I’ve not seen the old perspective on soteriology, as framed mostly through one reading of Paul, expressed any better than in Carl Trueman’s sketch of Luther’s theology at work in the Heidelberg Disputation (slightly reformatted):
To get a fuller view of the old perspective than is found in what is quoted below one has to bring in not only the Old Testament and law but also Judaism and works of the law and tie them to an Augustinian anthropology. Not all of this is present in this summary, but the anthropology of self-deception is the foundation on which the whole posture toward law and works of the law and ultimately Judaism will be formed — and what Luther had to say about Judaism later in his life is, in the words of Trueman, “nauseating” (54). There are a number of factors at work in Luther’s statements about the Jews, but one of them had to do with his anthropology as it was aimed at “law.”

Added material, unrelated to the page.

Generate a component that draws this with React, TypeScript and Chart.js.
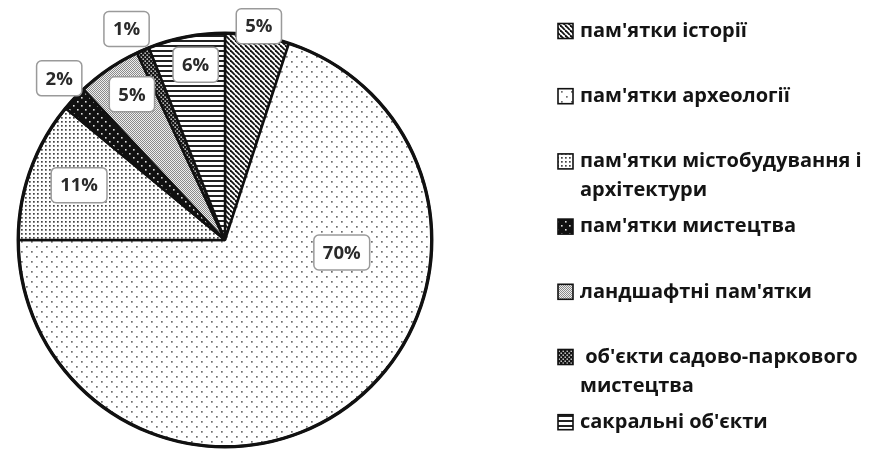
import { useEffect, useRef } from "react";
import { Chart, registerables } from "chart.js";

Chart.register(...registerables);

// ---- data ----
const categories = [
  "пам'ятки історії",
  "пам'ятки археології",
  "пам'ятки містобудування і архітектури",
  "пам'ятки мистецтва",
  "ландшафтні пам'ятки",
  " об'єкти садово-паркового мистецтва",
  "сакральні об'єкти",
];
const shares = [5, 70, 11, 2, 5, 1, 6];
const percentLabels = ["5%", "70%", "11%", "2%", "5%", "1%", "6%"];
const legendLines = [
  ["пам'ятки історії"],
  ["пам'ятки археології"],
  ["пам'ятки містобудування і", "архітектури"],
  ["пам'ятки мистецтва"],
  ["ландшафтні пам'ятки"],
  [" об'єкти садово-паркового", "мистецтва"],
  ["сакральні об'єкти"],
];

// ---- label placement (fraction along slice, fraction of radius) ----
const labelAlong = [0.5, 0.31, 0.52, 0.65, 0.59, 0.05, 0.56];
const labelRadius = [1.047, 0.568, 0.754, 1.12, 0.836, 1.126, 0.86];

type Painter = (g: CanvasRenderingContext2D, w: number, h: number) => void;

function makePattern(w: number, h: number, paint: Painter): CanvasPattern {
  const c = document.createElement("canvas");
  c.width = w;
  c.height = h;
  const g = c.getContext("2d")!;
  paint(g, w, h);
  return g.createPattern(c, "repeat")!;
}

function buildPatterns(): CanvasPattern[] {
  const hatch = makePattern(5, 5, (g, w, h) => {
    g.fillStyle = "#fff";
    g.fillRect(0, 0, w, h);
    g.strokeStyle = "#111";
    g.lineWidth = 1.8;
    for (const o of [-5, 0, 5]) {
      g.beginPath();
      g.moveTo(o, 0);
      g.lineTo(o + 5, 5);
      g.stroke();
    }
  });
  const sparse = makePattern(10, 10, (g, w, h) => {
    g.fillStyle = "#fff";
    g.fillRect(0, 0, w, h);
    g.fillStyle = "#707070";
    g.fillRect(1, 1, 1.7, 1.7);
    g.fillRect(6, 6, 1.7, 1.7);
  });
  const dense = makePattern(4, 4, (g, w, h) => {
    g.fillStyle = "#fff";
    g.fillRect(0, 0, w, h);
    g.fillStyle = "#444";
    g.fillRect(1, 1, 1.7, 1.7);
  });
  const darkDots = makePattern(8, 8, (g, w, h) => {
    g.fillStyle = "#111";
    g.fillRect(0, 0, w, h);
    g.fillStyle = "#ddd";
    g.fillRect(1, 1, 1.6, 1.6);
    g.fillRect(5, 5, 1.6, 1.6);
  });
  const greyFine = makePattern(2, 2, (g) => {
    g.fillStyle = "#eee";
    g.fillRect(0, 0, 2, 2);
    g.fillStyle = "#8a8a8a";
    g.fillRect(0, 0, 1, 1);
    g.fillRect(1, 1, 1, 1);
  });
  const checker = makePattern(4, 4, (g, w, h) => {
    g.fillStyle = "#151515";
    g.fillRect(0, 0, w, h);
    g.fillStyle = "#e5e5e5";
    g.fillRect(0.5, 0.5, 1.4, 1.4);
    g.fillRect(2.5, 2.5, 1.4, 1.4);
  });
  const hlines = makePattern(5, 5, (g, w, h) => {
    g.fillStyle = "#fff";
    g.fillRect(0, 0, w, h);
    g.fillStyle = "#222";
    g.fillRect(0, 0, w, 2);
  });
  return [hatch, sparse, dense, darkDots, greyFine, checker, hlines];
}

const overlayPlugin = {
  id: "overlay",
  afterDatasetsDraw(chart: any) {
    const ctx: CanvasRenderingContext2D = chart.ctx;
    const meta = chart.getDatasetMeta(0);
    const arcs = meta.data;
    if (!arcs.length) return;
    const p0 = arcs[0].getProps(["x", "y", "outerRadius"], true);

    // heavier outer ring
    ctx.save();
    ctx.beginPath();
    ctx.arc(p0.x, p0.y, p0.outerRadius, 0, Math.PI * 2);
    ctx.lineWidth = 3.4;
    ctx.strokeStyle = "#111";
    ctx.stroke();
    ctx.restore();

    // data labels
    ctx.save();
    ctx.font = "bold 18.5px 'Open Sans'";
    ctx.textAlign = "center";
    ctx.textBaseline = "middle";
    arcs.forEach((arc: any, i: number) => {
      const p = arc.getProps(["x", "y", "startAngle", "endAngle", "outerRadius"], true);
      const ang = p.startAngle + (p.endAngle - p.startAngle) * labelAlong[i];
      const r = p.outerRadius * labelRadius[i];
      const cx = p.x + Math.cos(ang) * r;
      const cy = p.y + Math.sin(ang) * r;
      const text = percentLabels[i];
      const tw = ctx.measureText(text).width;
      const bw = tw + 18;
      const bh = 35;
      ctx.beginPath();
      ctx.roundRect(cx - bw / 2, cy - bh / 2, bw, bh, 5);
      ctx.fillStyle = "#fff";
      ctx.fill();
      ctx.lineWidth = 1.5;
      ctx.strokeStyle = "#9a9a9a";
      ctx.stroke();
      ctx.fillStyle = "#2a2a2a";
      ctx.fillText(text, cx, cy + 1);
    });
    ctx.restore();
  },
  afterDraw(chart: any) {
    const ctx: CanvasRenderingContext2D = chart.ctx;
    const fills = chart.data.datasets[0].backgroundColor as CanvasPattern[];
    const top = 31;
    const gap = 65.2;
    const boxX = 558;
    const box = 15;
    const textX = 580;
    const lineH = 29;
    ctx.save();
    ctx.font = "bold 20px 'Open Sans'";
    ctx.textAlign = "left";
    ctx.textBaseline = "middle";
    legendLines.forEach((lines, i) => {
      const cy = top + i * gap;
      ctx.fillStyle = fills[i];
      ctx.fillRect(boxX, cy - box / 2, box, box);
      ctx.lineWidth = 1.6;
      ctx.strokeStyle = "#111";
      ctx.strokeRect(boxX, cy - box / 2, box, box);
      ctx.fillStyle = "#141414";
      lines.forEach((ln, k) => {
        ctx.fillText(ln, textX, cy + k * lineH);
      });
    });
    ctx.restore();
  },
};

export default function App() {
  const ref = useRef<HTMLCanvasElement | null>(null);
  useEffect(() => {
    if (!ref.current) return;
    const patterns = buildPatterns();
    const chart = new Chart(ref.current, {
      type: "pie",
      data: {
        labels: categories,
        datasets: [
          {
            data: shares,
            backgroundColor: patterns as any,
            borderColor: "#111",
            borderWidth: 2.5,
            hoverOffset: 0,
          },
        ],
      },
      options: {
        animation: false,
        responsive: false,
        devicePixelRatio: 1,
        layout: { padding: { left: 17, right: 436, top: 32, bottom: 2 } },
        plugins: {
          legend: { display: false },
          tooltip: { enabled: false },
        },
        events: [],
      },
      plugins: [overlayPlugin],
    });
    return () => chart.destroy();
  }, []);
  return (
    <div style={{ position: "absolute", left: 0, top: 0, width: 869, height: 450, background: "#fff" }}>
      <canvas ref={ref} width={869} height={450} />
    </div>
  );
}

Luther starts the disputation by examining the role of God’s law. The foundation is laid in the first two theses, which propose that the law of God is indeed salutary and good but that it is not able to advance human beings toward salvation (thesis 1), and that good works are even less capable of achieving that end (thesis 2). These theses summarize Luther’s new theological convictions, which had emerged as a result of his immersion in he writings of Paul in the immediately preceding years. God is righteous and his law is an expression of his holy character, but human beings are incapable of making themselves worthy in his sight.

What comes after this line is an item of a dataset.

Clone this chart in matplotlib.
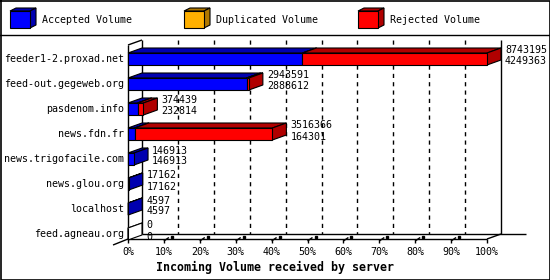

The next pair of theses draws epistemological conclusions from this foundation: human works appear attractive but are actually “likely to be mortal sins” (thesis 3). Luther means here that human works seem to us to be worthy of God’s acceptance but are in fact as filthy rags before him. There is a disconnect between our perception of their merit and the reality, which points toward the moral nature of human knowledge. The same is true, in reverse, of God’s works, which appear sinful to human beings but are actually meritorious before God (thesis 4).

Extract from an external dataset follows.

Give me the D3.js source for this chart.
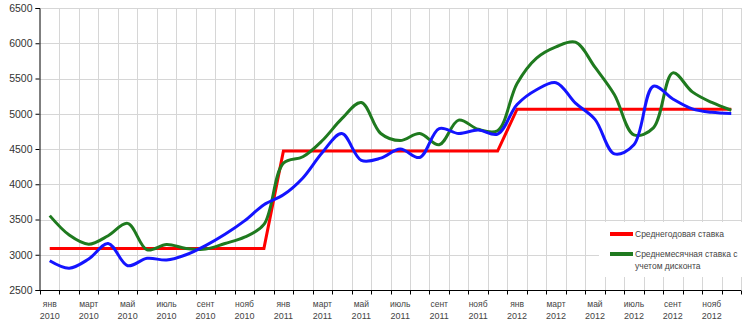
<!DOCTYPE html>
<html>
<head>
<meta charset="utf-8">
<script src="https://cdn.jsdelivr.net/npm/d3@7"></script>
<style>
  html, body { margin: 0; padding: 0; background: #fff; }
  svg { display: block; font-family: "Liberation Sans", Arial, sans-serif; }
</style>
</head>
<body>
<svg id="chart" width="750" height="326"></svg>
<script>
// ---- data ----
const monthNames = ["янв","фев","март","апр","май","июнь","июль","авг","сент","окт","нояб","дек"];
const years = [2010, 2011, 2012];
const categories = years.flatMap(y => monthNames.map(m => ({ m, y })));

const annualRate = [
  3090,3090,3090,3090,3090,3090,3090,3090,3090,3090,3090,3090,
  4470,4470,4470,4470,4470,4470,4470,4470,4470,4470,4470,4470,
  5065,5065,5065,5065,5065,5065,5065,5065,5065,5065,5065,5065
];
const monthlyDiscount = [
  3555,3280,3150,3270,3445,3070,3145,3090,3080,3160,3250,3430,
  4300,4390,4620,4930,5160,4720,4620,4720,4560,4910,4780,4760,
  5430,5790,5950,6015,5660,5270,4700,4800,5580,5310,5160,5050
];
const monthlyRate = [
  2915,2810,2940,3160,2845,2950,2925,3000,3130,3290,3480,3710,
  3850,4090,4450,4720,4340,4370,4500,4380,4790,4720,4770,4710,
  5130,5340,5440,5150,4920,4430,4560,5390,5210,5070,5020,5005
];
const yTicks = [2500,3000,3500,4000,4500,5000,5500,6000,6500];
const legendLabels = ["Среднегодовая ставка", ["Среднемесячная ставка с", "учетом дисконта"]];

// ---- layout ----
(function () {
const svg = d3.select("#chart");
const mLeft = 40, mRight = 741, mTop = 8, mBottom = 290;

const x = d3.scaleBand().domain(d3.range(categories.length)).range([mLeft, mRight]).padding(0);
const cx = i => x(i) + x.bandwidth() / 2;
const edge = i => i < categories.length ? x(i) : mRight;
const y = d3.scaleLinear().domain([2500, 6500]).range([mBottom, mTop]);

// gridlines
const grid = svg.append("g").attr("stroke", "#d6d6d6").attr("stroke-width", 1);
grid.selectAll("line.h").data(yTicks.slice(1)).join("line")
  .attr("x1", mLeft).attr("x2", mRight)
  .attr("y1", d => Math.round(y(d)) + 0.5).attr("y2", d => Math.round(y(d)) + 0.5);
grid.selectAll("line.v").data(d3.range(1, categories.length + 1)).join("line")
  .attr("x1", i => Math.round(edge(i)) + 0.5).attr("x2", i => Math.round(edge(i)) + 0.5)
  .attr("y1", mTop).attr("y2", mBottom);

// y axis
const yAxis = svg.append("g").attr("transform", `translate(${mLeft - 0.5},0)`)
  .call(d3.axisLeft(y).tickValues(yTicks).tickSize(4).tickFormat(d3.format("d")));
yAxis.select(".domain").attr("stroke", "#000");
yAxis.selectAll(".tick line").attr("stroke", "#000");
yAxis.selectAll("text").attr("font-size", 10.5).attr("fill", "#333").attr("x", -7);

// x axis
const xAxis = svg.append("g").attr("transform", `translate(0,${mBottom + 0.5})`);
xAxis.append("line").attr("x1", mLeft - 1).attr("x2", mRight).attr("stroke", "#000");
xAxis.selectAll("line.t").data(d3.range(0, categories.length + 1)).join("line")
  .attr("x1", i => Math.round(edge(i)) + 0.5).attr("x2", i => Math.round(edge(i)) + 0.5)
  .attr("y1", 0).attr("y2", 4).attr("stroke", "#000");
const lbl = xAxis.selectAll("g.lbl").data(categories.map((c, i) => ({ ...c, i })).filter(d => d.i % 2 === 0)).join("g")
  .attr("transform", d => `translate(${cx(d.i)},0)`);
lbl.append("text").attr("y", 16).attr("text-anchor", "middle").attr("font-size", 8.5).attr("fill", "#444").text(d => d.m);
lbl.append("text").attr("y", 28).attr("text-anchor", "middle").attr("font-size", 9).attr("fill", "#444").text(d => d.y);

// lines
const straight = d3.line().x((d, i) => cx(i)).y(d => y(d));
const smooth = d3.line().x((d, i) => cx(i)).y(d => y(d)).curve(d3.curveCatmullRom.alpha(0.5));

svg.append("path").datum(annualRate).attr("d", straight)
  .attr("fill", "none").attr("stroke", "#ff0000").attr("stroke-width", 3);
svg.append("path").datum(monthlyDiscount).attr("d", smooth)
  .attr("fill", "none").attr("stroke", "#1f7a1f").attr("stroke-width", 3);
svg.append("path").datum(monthlyRate).attr("d", smooth)
  .attr("fill", "none").attr("stroke", "#1414ff").attr("stroke-width", 3);

// legend
const lg = svg.append("g");
lg.append("rect").attr("x", 599).attr("y", 222).attr("width", 151).attr("height", 55).attr("fill", "#fff");
const entries = [{ c: "#ff0000", t: legendLabels[0], yy: 234 }, { c: "#1f7a1f", t: legendLabels[1], yy: 254 }];
entries.forEach(e => {
  lg.append("line").attr("x1", 610).attr("x2", 633).attr("y1", e.yy).attr("y2", e.yy)
    .attr("stroke", e.c).attr("stroke-width", 4);
  const lines = Array.isArray(e.t) ? e.t : [e.t];
  lines.forEach((t, k) => {
    lg.append("text").attr("x", 635).attr("y", e.yy + 3 + k * 12).attr("font-size", 8.5)
      .attr("fill", "#444").text(t);
  });
});
})();
</script>
</body>
</html>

Thesis 5 is, on the surface, a quite confusing statement: “The works of men are thus not mortal sins (we speak of works which are apparently good), as though they were crimes.” Luther’s own published explanation of this thesis is that mortal sins, those which damn us before God, are not what we might think—outrageous acts such as adultery or murder—but rather any acts, even those which seem good, that flow from a sinful heart.
Luther is both deepening the understanding of what constitutes sin and at the same time pointing to the profound epistemological corruption to which human beings are subject. We might say that he is emphasizing that the theologies we create for ourselves are false in that they fail to understand the seriousness of the fallen human condition. This is reinforced in thesis 6, which de:lares that the works God does through human beings are not meritorious (pp. 58-59).
But the inner conflict of the self, which characterizes so much of the old perspective, comes through in Luther’s theory that we are simultaneously righteous and sinful, and here is Trueman’s summary:
There is also a sense in which all Christians are people divided against themselves: clothed in the righteousness of Christ and yet always striving to justify themselves by their own righteousness. That inner conflict is part of the very essence of what it means to be a Christian in a fallen world this side of glory (71).
He says it more forcefully in a later chapter but it gets to the core of justification’s existential reality for Luther and deserves to be included here:
Fear and terror are the products of the law, the inevitable result of that tendency within all of us to be theologians of glory, who wish to approach God on our own terms and thus find ourselves confronted with the terrifying God of perfect righteousness and holiness (129).
Luther’s approach was in a way self-protected for if you deny this sketch is your own experience, you are either not a Christian or you are trapped in self-righteousness. When Krister Stendahl’s famous essay about the introspective conscience was published many saw the old perspective for what it was more clearly — but Stendahl’s point was that this was Luther and this was Luther against his world but it was not Paul nor Paul against his world. On this new perspective hooked its anchor and sought to pull the whole out of its footing.
I have always had an ambivalent attitude toward Luther — I love some of what he accomplished and taught and I despise some of what he accomplished and taught. I am “suspending” all my thoughts about Luther as much as I can as I read this fascinating and well-written introduction to the person and thought of Martin Luther by Carl Trueman. The book is called Luther on the Christian Life: Cross and Freedom.